Anyway, he's already got out a new version that documents a fix for this problem, along with a new Perl script that can read alternative STL's, like STLPort. He's also got a utility that sits in the system tray and allows you to turn the STL checking on and off. I didn't use this, though, in favor of just putting two entries in the "Tools" menu of VC++ to turn it on and off.
Also, I just finished reading Effective STL by Scott Meyers, and it's a worthy successor to his previous two books, Effective C++ and More Effective C++ (I own the CD with both books). It's got some very good suggestions and documents some important quirks about the library (like why you must be careful with vector
Like the previous two books, it's short and to-the-point. It's just got the tips without a ton of extra padding. It also takes time to explain its assertions, like how and why the STL sort() algorithm will beat the pants off the C qsort() function.

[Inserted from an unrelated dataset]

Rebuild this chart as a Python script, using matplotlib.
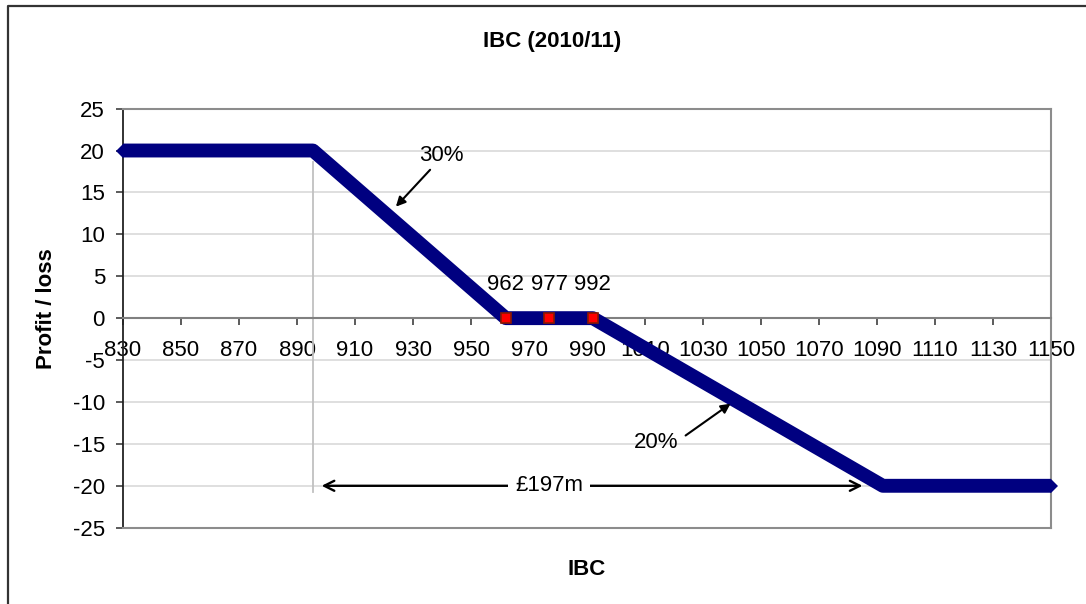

I'm glad I got this one so I can write a good review, as I don't like having to post two bad reviews (1,2) to the gamedev book review section in a row.
Finally, I've got yet another free must-have utility for programmers. This one is Dependency Walker 2.1. It's a very good little utility that scans an EXE file for all of its associated .DLL's and the functions they import from 'em. It then builds a nice little tree for you of all the DLL's required by your program. You should absolutely use this tool before you ship to ensure that you're shipping all the required runtime stuff with your program and to check for DLL's that you're linking to unnecessarily.
An early version of this tool ships with Visual C++ (in the common\tools directory), but this one is much improved over that one. Get it!